The Department of Trade and Industry (DTI) is studying a petition filed by the Philippine Metalworkers Alliance (PMA) for the imposition of additional duties on completely built-up (CBU) vehicles, citing employment decline in the automotive industry.
Undersecretary Ceferino Rodolfo, said the DTI, through the Bureau of Import Services, is assessing the application for safeguard duty filed by the PMA last August.
PMA is a broad alliance of workers in automotive, iron and steel including those employed by the biggest vehicle assemblers in the country.
In their petition, the group asserted the following provisions of the Safeguard Measures Act: “an increase in the importation of like or directly competitive products; the existence of serious injury or the threat thereof to the domestic industry in particular in production and employment and; there is causal link between increased importation of the product under consideration and serious injury or threat thereof.”
The safeguard duty targets CBUs under tariff line heading 8703 where data would show the number of imports surged from 153,000 units in 2014 to 207,000 units in 2018, or a cumulative one million units within the five-year timeframe.
The group cited employment decline both in the assembly and parts manufacturing but figures were not available.
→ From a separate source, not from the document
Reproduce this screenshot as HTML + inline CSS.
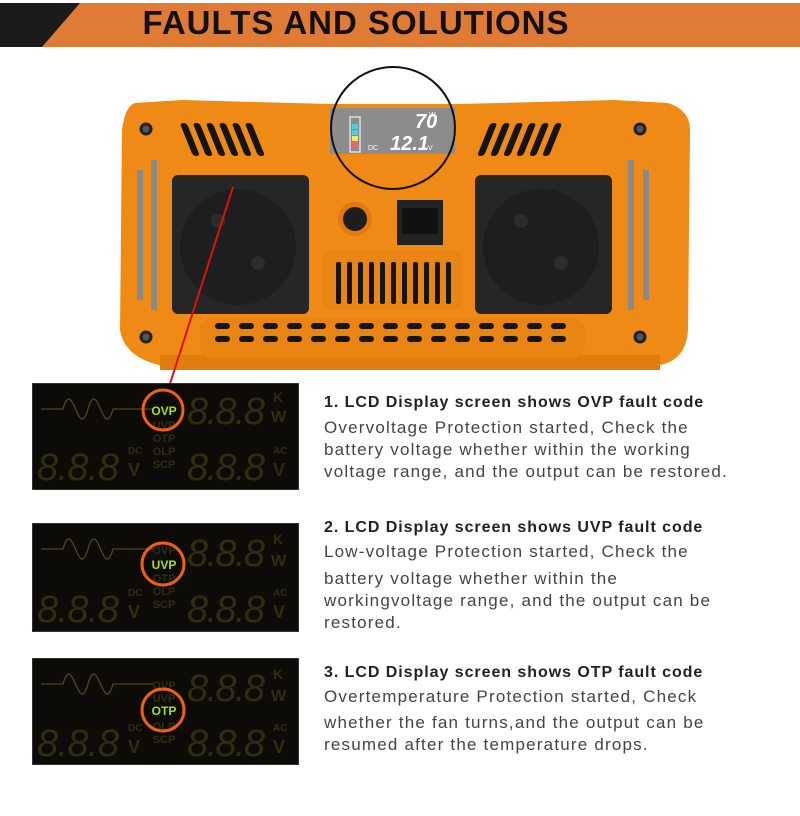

Looking at the major sources of the importation, Thailand and Indonesia will bear the biggest blow if safeguard duties are imposed, with the two countries accounting for 70 percent of total imports between 2014 and 2018 at 412,000 and 312,000 units, respectively.
Japanese assemblers have made these countries the hub of their operations in Asean, where they enjoy zero duty access to the region including the Philippines.
Korea had about 101,000 exports to the Philippines between 2014 and 2018.
Other sources include Japan, India, the United States, China, Germany, Belgium and Malaysia.
According to Rodolfo, the technical working group (TWG) on trade remedies will have to convene to look at the application and notify all interested parties, including the automotive assemblers, for their comments.
He said it may take three months before the TWG can submit a recommendation to the DTI secretary .
Rodolfo said under safeguard measures proceedings, any positive findings of the DTI will have to be submitted to the Tariff Commission which has its own process, prior to the imposition of a definitive safeguards.
There has been a reduction in the number of models being assembled in the Philippines.
Toyota still assembles the Vios and the Innova; Mitsubishi, the Mirage; Nissan, Almera; Honda, City while Isuzu still assembles trucks.
Latest available data show the proportion of CBU imports in the Philippines jumped from 40 percent in 2006 to 68 percent in 2018.
This would be the first time the Philippines would deliberate a safeguard duty petition on automotive.